I used ISO 640 and by accident I kept ISO at that for the whole day. That’s the kind of stupidity that you end up with when a camera does not have reasonably intelligent auto ISO 🙂
Oh, by the way, you may remember that I wished Nikon would implement auto ISO in a way that takes focal length into account. Good news: wish granted. Bad news: so far only on the D4 😀
Here’s one more weekend of working, shopping, working again. I returned from Vienna Thursday night, and this is a morning view from our roof terrace. It’s not spectacular, I won’t be able to look out of the window and capture a sunrise, but it’s big, sunny and warm.
It’s an interesting feeling to be in a new environment. Slowly things settle, the paper bags become fewer and fewer, the spaces begin to feel like we had them planned. And still, although it’s pretty much as we expected it to be, although we had the plans more or less fixed for almost a year, it feels oddly new. The “there” has become a “here”, and now there are still so many things left that need to be fixed, to be learned. So many light switches, but which one switches which light? Paper baskets that need to be positioned, light spots that need to be turned, all those tiny little inconveniences, all those tiny bits of information that once will become second nature, when finally a “here” has become a “home”.

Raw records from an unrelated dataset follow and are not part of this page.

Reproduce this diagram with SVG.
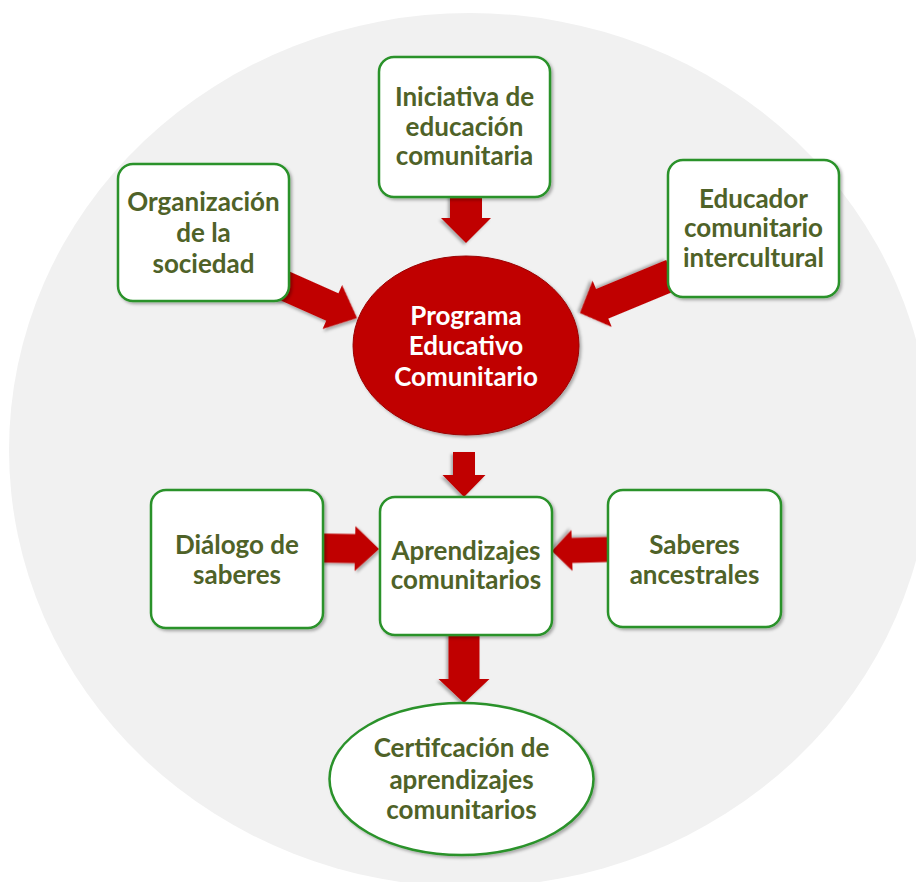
<svg xmlns="http://www.w3.org/2000/svg" width="916" height="882" viewBox="0 0 916 882">
<defs>
<filter id="sh" x="-20%" y="-20%" width="140%" height="140%">
<feDropShadow dx="2" dy="2" stdDeviation="1.8" flood-color="#000" flood-opacity="0.3"/>
</filter>
</defs>
<style>
.box{fill:#ffffff;stroke:#2a922a;stroke-width:2.5;filter:url(#sh)}
.arr{fill:#c00000;filter:url(#sh)}
.t{font-family:Lato,"Liberation Sans",sans-serif;font-weight:bold;font-size:26px;fill:#4f6228;text-anchor:middle}
.w{fill:#ffffff}
</style>
<rect width="916" height="882" fill="#ffffff"/>
<ellipse cx="470" cy="450" rx="461" ry="437" fill="#f1f1f1"/>
<g id="connectors">
<polygon class="arr" transform="translate(357,318) rotate(24)" points="-90,-15 -27,-15 -27,-24 0,0 -27,24 -27,15 -90,15"/>
<polygon class="arr" transform="translate(466,243) rotate(90)" points="-50,-16 -25,-16 -25,-25 0,0 -25,25 -25,16 -50,16"/>
<polygon class="arr" transform="translate(580,313) rotate(157.5)" points="-100,-16 -24,-16 -24,-25 0,0 -24,25 -24,16 -100,16"/>
<polygon class="arr" transform="translate(464,497) rotate(90)" points="-45,-11 -22,-11 -22,-21.5 0,0 -22,21.5 -22,11 -45,11"/>
<polygon class="arr" transform="translate(379,549) rotate(1)" points="-62,-14.5 -24,-14.5 -24,-22.5 0,0 -24,22.5 -24,14.5 -62,14.5"/>
<polygon class="arr" transform="translate(552,551) rotate(178.5)" points="-62,-12.5 -20,-12.5 -20,-20.5 0,0 -20,20.5 -20,12.5 -62,12.5"/>
<polygon class="arr" transform="translate(464,703) rotate(90)" points="-75,-15.5 -24,-15.5 -24,-25.5 0,0 -24,25.5 -24,15.5 -75,15.5"/>
</g>
<g id="organizacion">
<rect class="box" x="118" y="164" width="171" height="137" rx="15"/>
<text class="t" x="203.5" y="211">Organización</text>
<text class="t" x="203.5" y="242">de la</text>
<text class="t" x="203.5" y="273">sociedad</text>
</g>
<g id="iniciativa">
<rect class="box" x="379" y="57" width="171" height="140" rx="15"/>
<text class="t" x="464.5" y="106">Iniciativa de</text>
<text class="t" x="464.5" y="136">educación</text>
<text class="t" x="464.5" y="165">comunitaria</text>
</g>
<g id="educador">
<rect class="box" x="668" y="160" width="171" height="137" rx="15"/>
<text class="t" x="753.5" y="208">Educador</text>
<text class="t" x="753.5" y="237">comunitario</text>
<text class="t" x="753.5" y="267">intercultural</text>
</g>
<g id="programa">
<ellipse cx="466" cy="345.5" rx="113" ry="89.5" fill="#c00000" stroke="#9a0000" stroke-width="1" filter="url(#sh)"/>
<text class="t w" x="466" y="325">Programa</text>
<text class="t w" x="466" y="355">Educativo</text>
<text class="t w" x="466" y="386">Comunitario</text>
</g>
<g id="dialogo">
<rect class="box" x="151" y="490" width="172" height="138" rx="15"/>
<text class="t" x="237" y="554">Diálogo de</text>
<text class="t" x="237" y="584">saberes</text>
</g>
<g id="aprendizajes">
<rect class="box" x="380" y="497" width="172" height="138" rx="15"/>
<text class="t" x="466" y="560">Aprendizajes</text>
<text class="t" x="466" y="589">comunitarios</text>
</g>
<g id="saberes">
<rect class="box" x="608" y="490" width="173" height="137" rx="15"/>
<text class="t" x="694.5" y="554">Saberes</text>
<text class="t" x="694.5" y="584">ancestrales</text>
</g>
<g id="certificacion">
<ellipse class="box" cx="461.5" cy="779" rx="132" ry="76"/>
<text class="t" x="461.5" y="757">Certifcación de</text>
<text class="t" x="461.5" y="789">aprendizajes</text>
<text class="t" x="461.5" y="819">comunitarios</text>
</g>
</svg>
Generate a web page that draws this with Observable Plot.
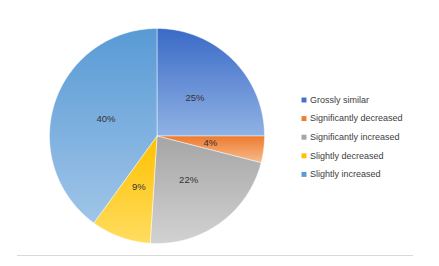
<!DOCTYPE html>
<html>
<head>
<meta charset="utf-8">
<script src="https://cdn.jsdelivr.net/npm/d3@7"></script>
<script src="https://cdn.jsdelivr.net/npm/@observablehq/plot@0.6"></script>
<style>
  html, body { margin: 0; padding: 0; background: #fff; }
  #defs { position: absolute; width: 0; height: 0; }
</style>
</head>
<body>
<svg id="defs" width="0" height="0"><defs id="gradDefs"></defs></svg>
<div id="chart"></div>
<script>
const categories = ["Grossly similar", "Significantly decreased", "Significantly increased", "Slightly decreased", "Slightly increased"];
const values = [25, 4, 22, 9, 40];
const valueLabels = ["25%", "4%", "22%", "9%", "40%"];
const swatchColors = ["#4472c4", "#ed7d31", "#a5a5a5", "#ffc000", "#5b9bd5"];
const gradTop = ["#3a6ac7", "#ed7a2e", "#a5a5a5", "#ffc000", "#589ad5"];
const gradBottom = ["#90b2e4", "#f7bc8e", "#d2d2d2", "#ffdd60", "#a0c5e8"];

const W = 439, H = 266;
const cx = 156.5, cy = 135.5, R = 107.5;
const legendX = 303.5, legendY0 = 99.5, legendStep = 18.6;

// gradients
const defs = d3.select("#gradDefs");
categories.forEach((c, i) => {
  const g = defs.append("linearGradient").attr("id", "g" + i)
    .attr("x1", 0).attr("y1", 0).attr("x2", 0).attr("y2", 1);
  g.append("stop").attr("offset", "0%").attr("stop-color", gradTop[i]);
  g.append("stop").attr("offset", "100%").attr("stop-color", gradBottom[i]);
});

const arcs = d3.pie().sort(null).value(d => d)(values);
const pt = (a, r) => ({x: cx + r * Math.sin(a), y: cy - r * Math.cos(a)});

const slices = arcs.map((a, i) => {
  const pts = [pt(0, 0)];
  const n = Math.max(4, Math.ceil((a.endAngle - a.startAngle) / 0.01));
  for (let k = 0; k <= n; k++) {
    pts.push(pt(a.startAngle + (a.endAngle - a.startAngle) * k / n, R));
  }
  pts.push(pt(0, 0));
  return pts;
});

const labelPts = arcs.map((a, i) => ({...pt((a.startAngle + a.endAngle) / 2, R * 0.5), label: valueLabels[i]}));
const legend = categories.map((c, i) => ({c, i, x: legendX, y: legendY0 + i * legendStep}));

const marks = [
  ...slices.map((pts, i) => Plot.line(pts, {x: "x", y: "y", fill: `url(#g${i})`, stroke: "#ffffff", strokeWidth: 0.6, strokeOpacity: 0.8, curve: "linear-closed"})),
  Plot.text(labelPts, {x: "x", y: "y", text: "label", fill: "#333333", fontSize: 9.5, fontFamily: "Liberation Sans, Arial, sans-serif"}),
  Plot.dot(legend, {x: "x", y: "y", symbol: "square", r: 2.8, fill: (d) => swatchColors[d.i], stroke: null}),
  Plot.text(legend, {x: d => d.x + 6, y: "y", text: "c", textAnchor: "start", fill: "#404040", fontSize: 9, fontFamily: "Liberation Sans, Arial, sans-serif"}),
  Plot.ruleY([255], {x1: 17, x2: 413, stroke: "#d9d9d9", strokeWidth: 1})
];

const chart = Plot.plot({
  width: W, height: H,
  margin: 0,
  x: {domain: [0, W], range: [0, W], axis: null},
  y: {domain: [0, H], range: [0, H], axis: null},
  color: {type: "identity"},
  style: {background: "#fff"},
  marks
});
document.getElementById("chart").appendChild(chart);
</script>
</body>
</html>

But then, not that all my problems are on that level. If it already were so, it would be bliss. Instead I am still drilling holes in the walls, building shelves, hanging pictures and all that. Imagine, for the whole weekend I have made only 26 pictures, all on Friday. You’ll see more in the following two posts 🙂
The Song of the Day is “One More Weekend” from Bob Dylan’s 1970 album “New Morning”. Hmm … probably not a bad choice, given my current occupation 🙂
It’s even available on YouTube. That’s rare for Dylan songs, so if you don’t know it, hear it as long as you can.